#### EXERCISE BRIEF
Leave out the pictures and copy everything else below exactly.
------------------------------------
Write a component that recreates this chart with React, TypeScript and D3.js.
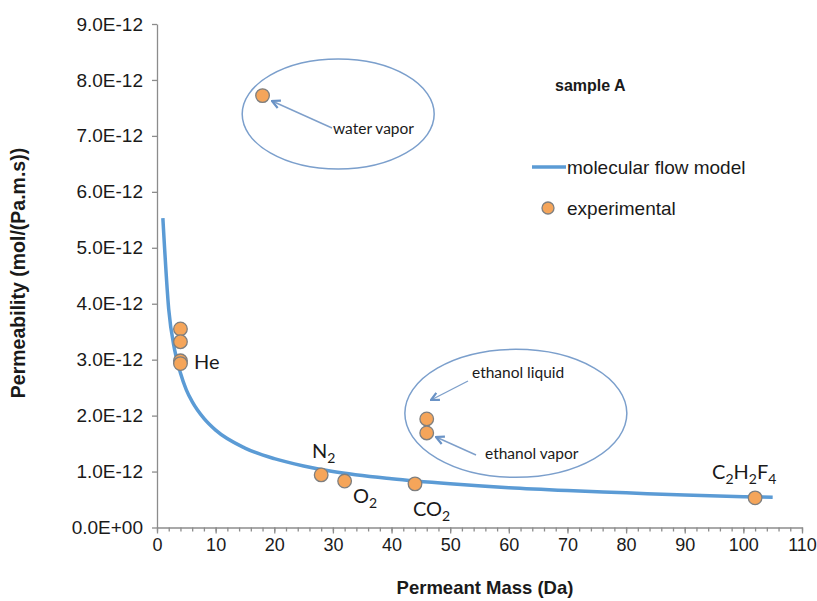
import React, { useEffect, useRef } from 'react';
import * as d3 from 'd3';

// experimental points (mass in Da, permeability in 1e-12 mol/(Pa.m.s))
const pointMass = [4, 4, 4, 4, 28, 32, 44, 18, 46, 46, 102];
const pointPerm = [3.55, 3.32, 2.98, 2.93, 0.94, 0.83, 0.78, 7.72, 1.94, 1.69, 0.53];

// molecular flow model curve
const modelMass = [1, 2, 3, 4, 5, 6, 8, 10, 15, 20, 25, 30, 40, 50, 60, 70, 80, 90, 100, 105];
const modelPerm = [5.53, 3.9, 3.18, 2.76, 2.46, 2.25, 1.95, 1.74, 1.42, 1.23, 1.1, 1.0, 0.87, 0.78, 0.71, 0.66, 0.62, 0.58, 0.55, 0.54];

const xTicks = [0, 10, 20, 30, 40, 50, 60, 70, 80, 90, 100, 110];
const yTicks = [0, 1, 2, 3, 4, 5, 6, 7, 8, 9];

const BLUE = '#5b9bd5';
const ORANGE = '#f5a55a';
const CAL = 'Lato, "Open Sans", sans-serif';
const ARIAL = '"Liberation Sans", Arial, sans-serif';

const App = () => {
  const ref = useRef<SVGSVGElement>(null);

  useEffect(() => {
    const svg = d3.select(ref.current);
    svg.selectAll('*').remove();

    const x = d3.scaleLinear().domain([0, 110]).range([157, 802]);
    const y = d3.scaleLinear().domain([0, 9]).range([527.5, 24]);

    const defs = svg.append('defs');
    defs.append('marker')
      .attr('id', 'arr')
      .attr('viewBox', '0 0 10 10')
      .attr('refX', 9).attr('refY', 5)
      .attr('markerWidth', 10).attr('markerHeight', 10)
      .attr('markerUnits', 'userSpaceOnUse')
      .attr('orient', 'auto')
      .append('path')
      .attr('d', 'M1,1 L9,5 L1,9')
      .attr('fill', 'none')
      .attr('stroke', '#6a93c6')
      .attr('stroke-width', 2.2);

    // y axis
    const ya = svg.append('g').attr('transform', 'translate(157,0)')
      .call(d3.axisLeft(y).tickValues(yTicks).tickSize(5).tickSizeOuter(0)
        .tickFormat((d: any) => d === 0 ? '0.0E+00' : d3.format('.1f')(d) + 'E-12'));
    ya.select('.domain').attr('stroke', '#8c8c8c').attr('stroke-width', 1.3);
    ya.selectAll('.tick line').attr('stroke', '#8c8c8c').attr('stroke-width', 1.3);
    ya.selectAll('.tick text').attr('font-size', 19).attr('font-family', ARIAL).attr('fill', '#1a1a1a').attr('x', -14);

    // x axis with minor ticks
    const xa = svg.append('g').attr('transform', 'translate(0,527.5)');
    xa.call(d3.axisBottom(x).ticks(55).tickSize(4).tickSizeOuter(0).tickFormat(() => ''));
    xa.call((g: any) => g.select('.domain').remove());
    const xb = svg.append('g').attr('transform', 'translate(0,527.5)')
      .call(d3.axisBottom(x).tickValues(xTicks).tickSize(6).tickSizeOuter(0));
    svg.selectAll('.tick line').attr('stroke', '#8c8c8c').attr('stroke-width', 1.3);
    xb.select('.domain').attr('stroke', '#8c8c8c').attr('stroke-width', 1.3);
    xb.selectAll('.tick text').attr('font-size', 18).attr('font-family', ARIAL).attr('fill', '#1a1a1a').attr('y', 11);

    // axis titles
    svg.append('text')
      .attr('x', 485).attr('y', 594)
      .attr('text-anchor', 'middle')
      .attr('font-family', ARIAL).attr('font-weight', 'bold').attr('font-size', 18.5)
      .attr('fill', '#1a1a1a')
      .text('Permeant Mass (Da)');
    svg.append('text')
      .attr('transform', 'translate(25,273) rotate(-90)')
      .attr('text-anchor', 'middle')
      .attr('font-family', ARIAL).attr('font-weight', 'bold').attr('font-size', 19.5)
      .attr('fill', '#1a1a1a')
      .text('Permeability (mol/(Pa.m.s))');

    // ellipses
    const ellipses = [
      { cx: 30.9, cy: 7.39, rx: 96, ry: 55 },
      { cx: 61.2, cy: 2.04, rx: 111, ry: 64 },
    ];
    svg.selectAll('ellipse.note').data(ellipses).enter().append('ellipse')
      .attr('cx', d => x(d.cx)).attr('cy', d => y(d.cy))
      .attr('rx', d => d.rx).attr('ry', d => d.ry)
      .attr('fill', 'none').attr('stroke', '#7b9fcc').attr('stroke-width', 1.5);

    // model line
    const line = d3.line<number>()
      .x((d, i) => x(modelMass[i]))
      .y(d => y(d))
      .curve(d3.curveMonotoneX);
    svg.append('path')
      .datum(modelPerm)
      .attr('d', line)
      .attr('fill', 'none')
      .attr('stroke', BLUE)
      .attr('stroke-width', 3.5);

    // arrows
    const arrows = [
      { from: [332, 128], to: [272, 101] },
      { from: [468, 381], to: [431, 400] },
      { from: [476, 455], to: [436, 437] },
    ];
    svg.selectAll('line.arrow').data(arrows).enter().append('line')
      .attr('x1', d => d.from[0]).attr('y1', d => d.from[1])
      .attr('x2', d => d.to[0]).attr('y2', d => d.to[1])
      .attr('stroke', '#7e9fca').attr('stroke-width', 1.4)
      .attr('marker-end', 'url(#arr)');

    // points
    svg.selectAll('circle.pt').data(pointMass).enter().append('circle')
      .attr('cx', d => x(d))
      .attr('cy', (d, i) => y(pointPerm[i]))
      .attr('r', 6.8)
      .attr('fill', ORANGE)
      .attr('stroke', '#7f7f7f')
      .attr('stroke-width', 1.3);

    // annotation text
    const note = (tx: number, ty: number, s: string, size: number) =>
      svg.append('text').attr('x', tx).attr('y', ty)
        .attr('font-family', CAL).attr('font-size', size).attr('fill', '#1a1a1a').text(s);
    note(333, 134, 'water vapor', 15.5);
    note(472, 378, 'ethanol liquid', 15.5);
    note(485, 459, 'ethanol vapor', 15.5);
    note(194, 369, 'He', 20);

    const chem = (tx: number, ty: number, parts: string[]) => {
      const t = svg.append('text').attr('x', tx).attr('y', ty)
        .attr('font-family', CAL).attr('font-size', 20).attr('fill', '#1a1a1a');
      parts.forEach((p, i) => {
        const sub = i % 2 === 1;
        t.append('tspan')
          .attr('font-size', sub ? 14 : 20)
          .attr('dy', i === 0 ? 0 : sub ? 5 : -5)
          .text(p);
      });
    };
    chem(312, 458, ['N', '2']);
    chem(353, 503, ['O', '2']);
    chem(413, 516, ['CO', '2']);
    chem(712, 479, ['C', '2', 'H', '2', 'F', '4']);

    // sample label
    svg.append('text').attr('x', 555).attr('y', 91)
      .attr('font-family', ARIAL).attr('font-weight', 'bold').attr('font-size', 16)
      .attr('fill', '#1a1a1a').text('sample A');

    // legend
    svg.append('line').attr('x1', 532).attr('x2', 566).attr('y1', 167).attr('y2', 167)
      .attr('stroke', BLUE).attr('stroke-width', 3.5);
    svg.append('text').attr('x', 567).attr('y', 174)
      .attr('font-family', ARIAL).attr('font-size', 19).attr('fill', '#1a1a1a')
      .text('molecular flow model');
    svg.append('circle').attr('cx', 548).attr('cy', 208).attr('r', 6)
      .attr('fill', ORANGE).attr('stroke', '#7f7f7f').attr('stroke-width', 1.3);
    svg.append('text').attr('x', 567).attr('y', 215)
      .attr('font-family', ARIAL).attr('font-size', 19).attr('fill', '#1a1a1a')
      .text('experimental');
  }, []);

  return (
    <svg ref={ref} width={817} height={601}
      style={{ position: 'absolute', left: 0, top: 0, background: '#fff' }} />
  );
};

export default App;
------------------------------------
#### EXERCISE RESULT
Write a component that recreates this chart with React, TypeScript and D3.js.
import React, { useEffect, useRef } from 'react';
import * as d3 from 'd3';

// experimental points (mass in Da, permeability in 1e-12 mol/(Pa.m.s))
const pointMass = [4, 4, 4, 4, 28, 32, 44, 18, 46, 46, 102];
const pointPerm = [3.55, 3.32, 2.98, 2.93, 0.94, 0.83, 0.78, 7.72, 1.94, 1.69, 0.53];

// molecular flow model curve
const modelMass = [1, 2, 3, 4, 5, 6, 8, 10, 15, 20, 25, 30, 40, 50, 60, 70, 80, 90, 100, 105];
const modelPerm = [5.53, 3.9, 3.18, 2.76, 2.46, 2.25, 1.95, 1.74, 1.42, 1.23, 1.1, 1.0, 0.87, 0.78, 0.71, 0.66, 0.62, 0.58, 0.55, 0.54];

const xTicks = [0, 10, 20, 30, 40, 50, 60, 70, 80, 90, 100, 110];
const yTicks = [0, 1, 2, 3, 4, 5, 6, 7, 8, 9];

const BLUE = '#5b9bd5';
const ORANGE = '#f5a55a';
const CAL = 'Lato, "Open Sans", sans-serif';
const ARIAL = '"Liberation Sans", Arial, sans-serif';

const App = () => {
  const ref = useRef<SVGSVGElement>(null);

  useEffect(() => {
    const svg = d3.select(ref.current);
    svg.selectAll('*').remove();

    const x = d3.scaleLinear().domain([0, 110]).range([157, 802]);
    const y = d3.scaleLinear().domain([0, 9]).range([527.5, 24]);

    const defs = svg.append('defs');
    defs.append('marker')
      .attr('id', 'arr')
      .attr('viewBox', '0 0 10 10')
      .attr('refX', 9).attr('refY', 5)
      .attr('markerWidth', 10).attr('markerHeight', 10)
      .attr('markerUnits', 'userSpaceOnUse')
      .attr('orient', 'auto')
      .append('path')
      .attr('d', 'M1,1 L9,5 L1,9')
      .attr('fill', 'none')
      .attr('stroke', '#6a93c6')
      .attr('stroke-width', 2.2);

    // y axis
    const ya = svg.append('g').attr('transform', 'translate(157,0)')
      .call(d3.axisLeft(y).tickValues(yTicks).tickSize(5).tickSizeOuter(0)
        .tickFormat((d: any) => d === 0 ? '0.0E+00' : d3.format('.1f')(d) + 'E-12'));
    ya.select('.domain').attr('stroke', '#8c8c8c').attr('stroke-width', 1.3);
    ya.selectAll('.tick line').attr('stroke', '#8c8c8c').attr('stroke-width', 1.3);
    ya.selectAll('.tick text').attr('font-size', 19).attr('font-family', ARIAL).attr('fill', '#1a1a1a').attr('x', -14);

    // x axis with minor ticks
    const xa = svg.append('g').attr('transform', 'translate(0,527.5)');
    xa.call(d3.axisBottom(x).ticks(55).tickSize(4).tickSizeOuter(0).tickFormat(() => ''));
    xa.call((g: any) => g.select('.domain').remove());
    const xb = svg.append('g').attr('transform', 'translate(0,527.5)')
      .call(d3.axisBottom(x).tickValues(xTicks).tickSize(6).tickSizeOuter(0));
    svg.selectAll('.tick line').attr('stroke', '#8c8c8c').attr('stroke-width', 1.3);
    xb.select('.domain').attr('stroke', '#8c8c8c').attr('stroke-width', 1.3);
    xb.selectAll('.tick text').attr('font-size', 18).attr('font-family', ARIAL).attr('fill', '#1a1a1a').attr('y', 11);

    // axis titles
    svg.append('text')
      .attr('x', 485).attr('y', 594)
      .attr('text-anchor', 'middle')
      .attr('font-family', ARIAL).attr('font-weight', 'bold').attr('font-size', 18.5)
      .attr('fill', '#1a1a1a')
      .text('Permeant Mass (Da)');
    svg.append('text')
      .attr('transform', 'translate(25,273) rotate(-90)')
      .attr('text-anchor', 'middle')
      .attr('font-family', ARIAL).attr('font-weight', 'bold').attr('font-size', 19.5)
      .attr('fill', '#1a1a1a')
      .text('Permeability (mol/(Pa.m.s))');

    // ellipses
    const ellipses = [
      { cx: 30.9, cy: 7.39, rx: 96, ry: 55 },
      { cx: 61.2, cy: 2.04, rx: 111, ry: 64 },
    ];
    svg.selectAll('ellipse.note').data(ellipses).enter().append('ellipse')
      .attr('cx', d => x(d.cx)).attr('cy', d => y(d.cy))
      .attr('rx', d => d.rx).attr('ry', d => d.ry)
      .attr('fill', 'none').attr('stroke', '#7b9fcc').attr('stroke-width', 1.5);

    // model line
    const line = d3.line<number>()
      .x((d, i) => x(modelMass[i]))
      .y(d => y(d))
      .curve(d3.curveMonotoneX);
    svg.append('path')
      .datum(modelPerm)
      .attr('d', line)
      .attr('fill', 'none')
      .attr('stroke', BLUE)
      .attr('stroke-width', 3.5);

    // arrows
    const arrows = [
      { from: [332, 128], to: [272, 101] },
      { from: [468, 381], to: [431, 400] },
      { from: [476, 455], to: [436, 437] },
    ];
    svg.selectAll('line.arrow').data(arrows).enter().append('line')
      .attr('x1', d => d.from[0]).attr('y1', d => d.from[1])
      .attr('x2', d => d.to[0]).attr('y2', d => d.to[1])
      .attr('stroke', '#7e9fca').attr('stroke-width', 1.4)
      .attr('marker-end', 'url(#arr)');

    // points
    svg.selectAll('circle.pt').data(pointMass).enter().append('circle')
      .attr('cx', d => x(d))
      .attr('cy', (d, i) => y(pointPerm[i]))
      .attr('r', 6.8)
      .attr('fill', ORANGE)
      .attr('stroke', '#7f7f7f')
      .attr('stroke-width', 1.3);

    // annotation text
    const note = (tx: number, ty: number, s: string, size: number) =>
      svg.append('text').attr('x', tx).attr('y', ty)
        .attr('font-family', CAL).attr('font-size', size).attr('fill', '#1a1a1a').text(s);
    note(333, 134, 'water vapor', 15.5);
    note(472, 378, 'ethanol liquid', 15.5);
    note(485, 459, 'ethanol vapor', 15.5);
    note(194, 369, 'He', 20);

    const chem = (tx: number, ty: number, parts: string[]) => {
      const t = svg.append('text').attr('x', tx).attr('y', ty)
        .attr('font-family', CAL).attr('font-size', 20).attr('fill', '#1a1a1a');
      parts.forEach((p, i) => {
        const sub = i % 2 === 1;
        t.append('tspan')
          .attr('font-size', sub ? 14 : 20)
          .attr('dy', i === 0 ? 0 : sub ? 5 : -5)
          .text(p);
      });
    };
    chem(312, 458, ['N', '2']);
    chem(353, 503, ['O', '2']);
    chem(413, 516, ['CO', '2']);
    chem(712, 479, ['C', '2', 'H', '2', 'F', '4']);

    // sample label
    svg.append('text').attr('x', 555).attr('y', 91)
      .attr('font-family', ARIAL).attr('font-weight', 'bold').attr('font-size', 16)
      .attr('fill', '#1a1a1a').text('sample A');

    // legend
    svg.append('line').attr('x1', 532).attr('x2', 566).attr('y1', 167).attr('y2', 167)
      .attr('stroke', BLUE).attr('stroke-width', 3.5);
    svg.append('text').attr('x', 567).attr('y', 174)
      .attr('font-family', ARIAL).attr('font-size', 19).attr('fill', '#1a1a1a')
      .text('molecular flow model');
    svg.append('circle').attr('cx', 548).attr('cy', 208).attr('r', 6)
      .attr('fill', ORANGE).attr('stroke', '#7f7f7f').attr('stroke-width', 1.3);
    svg.append('text').attr('x', 567).attr('y', 215)
      .attr('font-family', ARIAL).attr('font-size', 19).attr('fill', '#1a1a1a')
      .text('experimental');
  }, []);

  return (
    <svg ref={ref} width={817} height={601}
      style={{ position: 'absolute', left: 0, top: 0, background: '#fff' }} />
  );
};

export default App;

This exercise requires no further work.